Purpose: A market analysis identifies the economic barriers, risks and opportunities for refugees to access safe and lawful employment and self-employment in the host community. The assessment helps you identify and design program interventions (including activities and partnerships) that will increase employment opportunities and improve the living conditions of refugees and host communities. A proper market assessment is vital to understand the parameters within which a refugee work rights program will operate.
Complementary to your Legal Framework Analysis which identifies refugees’ legal barriers in accessing work rights, a market analysis should:
- Collect macroeconomic information of the local area e.g. income levels, unemployment rates.
- Identify the main market sectors and market capacity in the targeted areas – (i) which markets and (ii) which population is your program working with?
- Identify sectors / value chains with the highest potential for growth, profitability and employment for refugees given your target population’s needs and capacities.
- Identify sectors and value chains that are not overly saturated. This ensures that refugees’ entry into the labour market will not cause tension with host communities (due to competition)

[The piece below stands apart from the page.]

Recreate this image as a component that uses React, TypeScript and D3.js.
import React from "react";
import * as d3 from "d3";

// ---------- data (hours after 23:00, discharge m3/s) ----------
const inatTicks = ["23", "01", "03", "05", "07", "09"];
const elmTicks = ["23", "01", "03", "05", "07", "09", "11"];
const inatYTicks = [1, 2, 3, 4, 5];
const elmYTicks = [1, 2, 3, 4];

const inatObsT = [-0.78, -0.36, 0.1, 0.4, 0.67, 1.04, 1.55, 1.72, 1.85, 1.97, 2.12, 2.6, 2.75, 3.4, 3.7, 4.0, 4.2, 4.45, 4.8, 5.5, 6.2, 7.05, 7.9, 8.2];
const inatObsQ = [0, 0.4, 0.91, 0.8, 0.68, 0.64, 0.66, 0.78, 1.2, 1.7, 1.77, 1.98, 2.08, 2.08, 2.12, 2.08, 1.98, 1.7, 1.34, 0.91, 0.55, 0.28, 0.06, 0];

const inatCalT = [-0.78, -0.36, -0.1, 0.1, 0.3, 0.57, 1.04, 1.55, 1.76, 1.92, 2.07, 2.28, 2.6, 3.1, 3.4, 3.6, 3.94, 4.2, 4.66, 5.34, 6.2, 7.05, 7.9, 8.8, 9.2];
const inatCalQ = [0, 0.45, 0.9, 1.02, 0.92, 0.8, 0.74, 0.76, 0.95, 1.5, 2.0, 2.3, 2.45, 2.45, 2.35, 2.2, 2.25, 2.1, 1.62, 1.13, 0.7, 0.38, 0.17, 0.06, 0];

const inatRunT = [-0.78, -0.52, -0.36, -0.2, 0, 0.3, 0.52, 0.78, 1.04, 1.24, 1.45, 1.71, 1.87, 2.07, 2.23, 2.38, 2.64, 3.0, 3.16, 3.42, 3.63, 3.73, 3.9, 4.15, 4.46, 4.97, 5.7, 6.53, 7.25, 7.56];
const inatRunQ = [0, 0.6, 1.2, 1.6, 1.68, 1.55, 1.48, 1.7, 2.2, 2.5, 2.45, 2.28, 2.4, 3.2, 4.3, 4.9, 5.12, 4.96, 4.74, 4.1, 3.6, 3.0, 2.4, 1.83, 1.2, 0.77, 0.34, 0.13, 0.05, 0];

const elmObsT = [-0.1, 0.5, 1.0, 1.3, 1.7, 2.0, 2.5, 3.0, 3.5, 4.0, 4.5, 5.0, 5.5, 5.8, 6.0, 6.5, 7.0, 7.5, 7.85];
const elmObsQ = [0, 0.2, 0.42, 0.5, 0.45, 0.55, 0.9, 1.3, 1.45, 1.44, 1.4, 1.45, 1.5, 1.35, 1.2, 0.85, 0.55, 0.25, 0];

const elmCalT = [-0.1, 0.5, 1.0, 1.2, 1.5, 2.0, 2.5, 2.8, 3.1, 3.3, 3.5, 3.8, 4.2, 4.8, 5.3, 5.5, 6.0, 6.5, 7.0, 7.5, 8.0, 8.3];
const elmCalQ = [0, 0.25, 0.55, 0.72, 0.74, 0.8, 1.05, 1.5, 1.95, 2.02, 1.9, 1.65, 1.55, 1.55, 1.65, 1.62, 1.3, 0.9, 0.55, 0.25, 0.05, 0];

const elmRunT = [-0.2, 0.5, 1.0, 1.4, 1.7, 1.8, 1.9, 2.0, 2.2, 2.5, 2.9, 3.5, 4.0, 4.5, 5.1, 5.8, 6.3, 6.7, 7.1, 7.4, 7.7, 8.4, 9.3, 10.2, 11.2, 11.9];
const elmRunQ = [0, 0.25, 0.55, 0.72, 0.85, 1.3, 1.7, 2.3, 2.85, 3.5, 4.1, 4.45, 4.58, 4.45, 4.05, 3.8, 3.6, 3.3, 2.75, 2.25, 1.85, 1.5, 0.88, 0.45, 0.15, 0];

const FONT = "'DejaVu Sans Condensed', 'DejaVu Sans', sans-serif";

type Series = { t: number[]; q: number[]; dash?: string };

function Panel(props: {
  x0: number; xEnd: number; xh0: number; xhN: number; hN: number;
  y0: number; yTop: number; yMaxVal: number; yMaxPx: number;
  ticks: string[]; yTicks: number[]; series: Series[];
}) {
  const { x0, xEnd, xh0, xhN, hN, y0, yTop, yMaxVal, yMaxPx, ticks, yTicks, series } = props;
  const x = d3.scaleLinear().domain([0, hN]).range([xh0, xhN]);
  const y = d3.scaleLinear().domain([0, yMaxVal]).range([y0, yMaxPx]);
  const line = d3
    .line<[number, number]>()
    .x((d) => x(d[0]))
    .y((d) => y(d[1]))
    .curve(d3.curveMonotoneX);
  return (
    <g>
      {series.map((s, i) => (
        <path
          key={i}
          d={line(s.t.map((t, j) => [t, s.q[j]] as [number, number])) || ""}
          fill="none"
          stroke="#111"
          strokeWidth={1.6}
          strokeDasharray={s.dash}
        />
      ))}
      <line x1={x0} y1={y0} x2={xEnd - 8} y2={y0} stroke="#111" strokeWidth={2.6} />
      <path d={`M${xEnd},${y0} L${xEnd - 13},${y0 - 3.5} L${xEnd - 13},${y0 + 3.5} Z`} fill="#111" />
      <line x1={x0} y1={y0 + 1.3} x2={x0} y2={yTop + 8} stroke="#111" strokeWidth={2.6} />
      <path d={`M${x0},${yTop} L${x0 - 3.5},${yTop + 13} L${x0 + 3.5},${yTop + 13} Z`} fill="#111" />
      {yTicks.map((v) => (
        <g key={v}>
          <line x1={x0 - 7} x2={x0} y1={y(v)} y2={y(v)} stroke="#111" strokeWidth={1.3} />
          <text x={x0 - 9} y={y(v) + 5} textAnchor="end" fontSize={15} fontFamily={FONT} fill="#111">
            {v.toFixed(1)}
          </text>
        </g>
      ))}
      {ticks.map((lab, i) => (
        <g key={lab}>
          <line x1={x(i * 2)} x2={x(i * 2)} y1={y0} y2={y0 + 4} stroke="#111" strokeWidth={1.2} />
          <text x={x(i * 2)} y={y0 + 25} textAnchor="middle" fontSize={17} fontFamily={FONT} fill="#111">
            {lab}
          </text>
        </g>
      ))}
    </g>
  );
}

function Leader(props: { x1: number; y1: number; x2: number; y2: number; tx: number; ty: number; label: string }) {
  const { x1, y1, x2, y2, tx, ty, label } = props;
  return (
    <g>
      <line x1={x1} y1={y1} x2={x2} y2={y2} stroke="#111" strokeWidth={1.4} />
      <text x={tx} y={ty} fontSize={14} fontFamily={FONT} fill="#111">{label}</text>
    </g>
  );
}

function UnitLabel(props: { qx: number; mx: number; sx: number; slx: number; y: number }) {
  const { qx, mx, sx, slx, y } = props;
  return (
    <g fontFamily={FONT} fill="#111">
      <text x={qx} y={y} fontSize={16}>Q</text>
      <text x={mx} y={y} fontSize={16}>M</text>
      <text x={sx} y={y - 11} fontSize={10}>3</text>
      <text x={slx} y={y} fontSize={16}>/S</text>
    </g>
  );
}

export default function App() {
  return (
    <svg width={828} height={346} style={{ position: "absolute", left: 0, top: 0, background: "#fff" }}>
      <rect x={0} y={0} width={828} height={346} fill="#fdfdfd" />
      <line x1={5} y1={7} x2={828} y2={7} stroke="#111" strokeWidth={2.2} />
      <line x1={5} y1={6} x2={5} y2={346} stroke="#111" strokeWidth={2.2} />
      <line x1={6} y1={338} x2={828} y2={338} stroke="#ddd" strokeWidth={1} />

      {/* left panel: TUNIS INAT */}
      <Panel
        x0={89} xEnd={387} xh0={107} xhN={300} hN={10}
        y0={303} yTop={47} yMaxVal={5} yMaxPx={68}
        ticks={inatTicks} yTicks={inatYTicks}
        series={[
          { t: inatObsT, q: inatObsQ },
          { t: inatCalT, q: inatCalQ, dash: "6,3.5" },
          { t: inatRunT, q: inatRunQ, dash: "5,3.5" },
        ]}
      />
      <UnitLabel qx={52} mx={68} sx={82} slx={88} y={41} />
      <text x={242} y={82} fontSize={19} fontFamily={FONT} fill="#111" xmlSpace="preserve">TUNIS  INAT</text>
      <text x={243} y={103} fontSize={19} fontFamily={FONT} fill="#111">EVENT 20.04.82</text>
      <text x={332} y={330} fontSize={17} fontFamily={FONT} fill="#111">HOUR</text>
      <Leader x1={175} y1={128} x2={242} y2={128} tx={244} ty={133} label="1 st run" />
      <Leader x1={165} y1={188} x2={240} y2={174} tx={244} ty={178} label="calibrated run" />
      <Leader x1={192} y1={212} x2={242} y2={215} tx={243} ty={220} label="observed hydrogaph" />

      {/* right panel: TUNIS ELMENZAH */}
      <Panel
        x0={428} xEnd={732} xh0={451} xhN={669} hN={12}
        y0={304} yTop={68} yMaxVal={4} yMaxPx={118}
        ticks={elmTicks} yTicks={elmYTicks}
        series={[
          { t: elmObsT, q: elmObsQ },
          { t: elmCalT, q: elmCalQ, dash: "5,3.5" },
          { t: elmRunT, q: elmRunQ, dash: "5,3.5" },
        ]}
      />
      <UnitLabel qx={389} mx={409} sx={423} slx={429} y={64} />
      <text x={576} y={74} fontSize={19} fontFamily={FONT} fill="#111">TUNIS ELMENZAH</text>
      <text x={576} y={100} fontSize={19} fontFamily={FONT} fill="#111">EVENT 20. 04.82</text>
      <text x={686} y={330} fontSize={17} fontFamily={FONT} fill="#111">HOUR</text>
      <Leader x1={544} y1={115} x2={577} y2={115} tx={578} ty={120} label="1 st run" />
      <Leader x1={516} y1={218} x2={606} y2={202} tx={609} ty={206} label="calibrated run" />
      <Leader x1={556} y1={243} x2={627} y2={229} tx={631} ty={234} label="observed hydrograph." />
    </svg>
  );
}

- It should focus on sectors and businesses that are allowed to hire refugees, and where international labour standards are respected.
When identifying non-legal barriers for refugees to access employment and self-employment in the formal market, consider the following.
- Education and skills gap e.g. foreign qualifications might not be recognized in the host country
- Refugees’ perception & knowledge on work rights
- Employer perception & knowledge on refugee work rights e.g. refugee situation in the country, procedure needed to hire refugees
- Access to networks and resources
Understanding non-legal barriers will help you design programs that can address barriers identified. For example:
- If your target population lack the technical skills to enter local job markets, your program might include vocational trainings activities.
- If employers in the sector lack knowledge on hiring refugees, your program might include information sessions on employment law and legal services to help businesses to apply for refugee work permits.
- If refugees and employers lack access to networks, your program might include networking and job matching activities.